Session 5 – Turning Outward

We complete our conversation for having conversations for accountability. Then, having dealt sufficiently with what stops us as supervisors, we now turn toward implementing practices to empower others. Learners practice speaking in a values-consistent way as a means to open doors to communication. We also practice relating to others in terms of values and commitment.

Objectives:

1. Participants will practice a conversation to restore a sense of self as being whole and complete.

2. Participants will construct a statement that connects activity in the present to values and commitment.

Session 6 – Being an Environment for Employee Growth

Empowering others is learned behavior. It involves practicing the skills where people deal authentically with their own barriers to performance. In this session, learners put together all communication skills to practice evoking problem-solving behavior.

Objectives:

1. Participants will define listening and identify its effects on speaker behavior.

2. Participants will practice communicating such that a speaker has the experience of being fully heard.

Session 7 – Performance Management and Coaching

The hardest part of supervising is providing meaningful feedback that makes a difference when improvement is necessary. In this session, we identify the structure for having performance management conversations that motivate improvement and leave supervisees heard, respected, and interested in closing the gap in performance.

Objectives:

1. Participants will identify three behaviors to demonstrate during an effective performance-management conversation.

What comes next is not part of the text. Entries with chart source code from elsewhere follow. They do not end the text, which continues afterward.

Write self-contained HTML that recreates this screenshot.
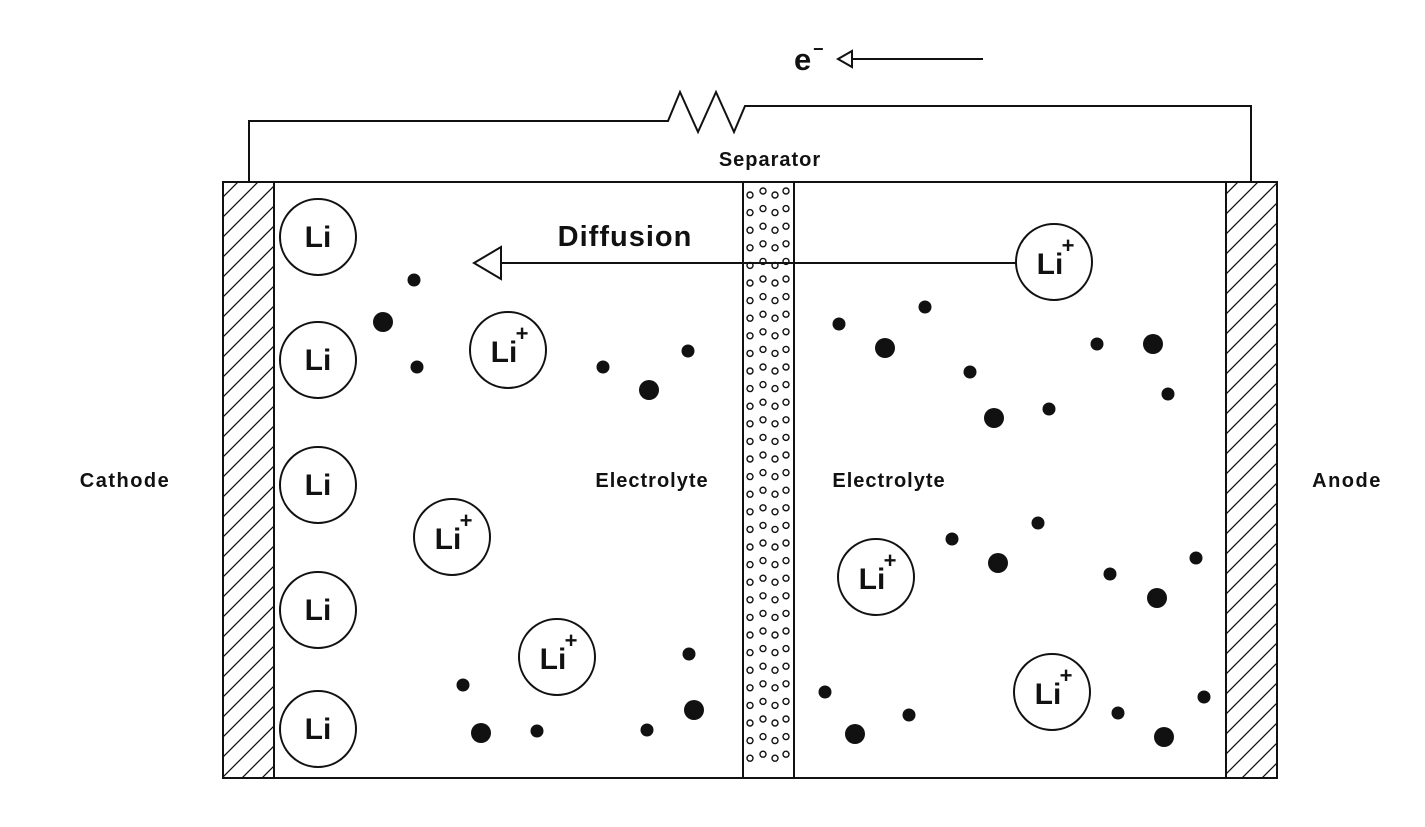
<!DOCTYPE html>
<html><head><meta charset="utf-8"><style>
html,body{margin:0;padding:0;background:#fff;}
svg{display:block;}
text{font-family:"Liberation Sans",Arial,sans-serif;font-weight:bold;fill:#111;}
</style></head><body>
<svg id="d" width="1425" height="827" viewBox="0 0 1425 827" xmlns="http://www.w3.org/2000/svg">
<defs>
<pattern id="hatch" patternUnits="userSpaceOnUse" width="20" height="20">
<path d="M-5,25 L25,-5 M-5,5 L5,-5 M15,25 L25,15" stroke="#111" stroke-width="1.3"/>
</pattern>
</defs>
<g fill="none" stroke="#111" stroke-width="2">
<polyline points="249,182 249,121 668,121 680,92 698,132 716,92 734,132 745,106 1251,106 1251,182"/>
</g>
<text x="794" y="70" font-size="31">e</text>
<text x="813" y="55" font-size="18">−</text>
<g stroke="#111" stroke-width="2" fill="#fff">
<line x1="853" y1="59" x2="983" y2="59"/>
<polygon points="838,59 852,51 852,67"/>
</g>
<text x="770" y="166" font-size="20" letter-spacing="1" text-anchor="middle">Separator</text>
<rect x="274" y="182" width="952" height="596" fill="#fff" stroke="#111" stroke-width="2"/>
<rect x="223" y="182" width="51" height="596" fill="url(#hatch)" stroke="#111" stroke-width="2"/>
<rect x="1226" y="182" width="51" height="596" fill="url(#hatch)" stroke="#111" stroke-width="2"/>
<rect x="743" y="182" width="51" height="596" fill="#fff" stroke="#111" stroke-width="2"/>
<g id="pores" fill="none" stroke="#111" stroke-width="1.4"></g>
<text x="125" y="487" font-size="20" letter-spacing="1.5" text-anchor="middle">Cathode</text>
<text x="1347" y="487" font-size="20" letter-spacing="1.5" text-anchor="middle">Anode</text>
<text x="652" y="487" font-size="20" letter-spacing="1" text-anchor="middle">Electrolyte</text>
<text x="889" y="487" font-size="20" letter-spacing="1" text-anchor="middle">Electrolyte</text>
<text x="625" y="246" font-size="29" letter-spacing="1" text-anchor="middle">Diffusion</text>
<g stroke="#111" stroke-width="2" fill="#fff">
<line x1="501" y1="263" x2="1016" y2="263"/>
<polygon points="474,263 501,247 501,279"/>
</g>
<g id="particles"></g>
</svg>
<script>
const liAtoms = [[318,237],[318,360],[318,485],[318,610],[318,729]];
const liIons = [[508,350],[452,537],[557,657],[1054,262],[876,577],[1052,692]];
const smallDots = [[414,280],[417,367],[603,367],[688,351],[463,685],[537,731],[647,730],[689,654],[839,324],[925,307],[970,372],[1049,409],[1097,344],[1168,394],[952,539],[1038,523],[1110,574],[1196,558],[825,692],[909,715],[1118,713],[1204,697]];
const largeDots = [[383,322],[649,390],[481,733],[694,710],[885,348],[994,418],[1153,344],[998,563],[1157,598],[855,734],[1164,737]];
const NS='http://www.w3.org/2000/svg';
const pg=document.getElementById('particles');
function mk(t,a,p){const e=document.createElementNS(NS,t);for(const k in a)e.setAttribute(k,a[k]);p.appendChild(e);return e;}
const pores=document.getElementById('pores');
const cols=[[750,0],[763,-4],[775,0],[786,-4]];
for(let y=195;y<772;y+=17.6){for(const c of cols){mk('circle',{cx:c[0],cy:(y+c[1]).toFixed(1),r:3},pores);}}
liAtoms.forEach(p=>{
  const g=mk('g',{},pg);
  
  
  mk('circle',{cx:p[0],cy:p[1],r:38,fill:'#fff',stroke:'#111','stroke-width':2},g);
  const t=mk('text',{x:p[0],y:p[1]+10,'font-size':30,'text-anchor':'middle'},g);t.textContent='Li';
});
liIons.forEach(p=>{
  const g=mk('g',{},pg);
  
  
  mk('circle',{cx:p[0],cy:p[1],r:38,fill:'#fff',stroke:'#111','stroke-width':2},g);
  const t=mk('text',{x:p[0]-4,y:p[1]+12,'font-size':30,'text-anchor':'middle'},g);t.textContent='Li';
  const s=mk('text',{x:p[0]+14,y:p[1]-9,'font-size':22,'text-anchor':'middle'},g);s.textContent='+';
});
smallDots.forEach(p=>{
  const c=mk('circle',{cx:p[0],cy:p[1],r:6.5,fill:'#111'},pg);
  
  
});
largeDots.forEach(p=>{
  const c=mk('circle',{cx:p[0],cy:p[1],r:10,fill:'#111'},pg);
  
  
});
</script>
</body></html>
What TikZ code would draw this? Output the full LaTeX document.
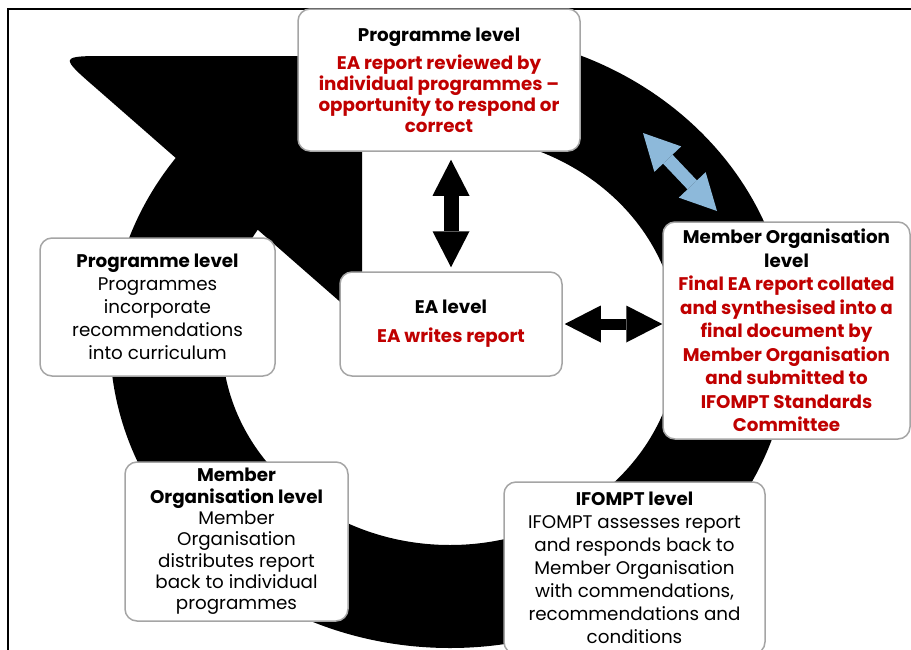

2. Participants will identify three behavioral outcomes of an effective coaching conversation.

Session 8 – Using the Matrix in Coaching and Moving Forward

Nothing in this course is a magic pill that will make you a great supervisor. What you learned were behaviors. With practice, you will get better. However, what will make practice take hold is an environment that supports you. In this final session, we turn our eye toward creating relationships where these practices will be more natural. We also practice using the Matrix with others to elevate their performance.

Objectives:

1. Participants will practice conversations to identify their own and others’ values.

2. Participants will practice using the Matrix during supervision and coaching conversations.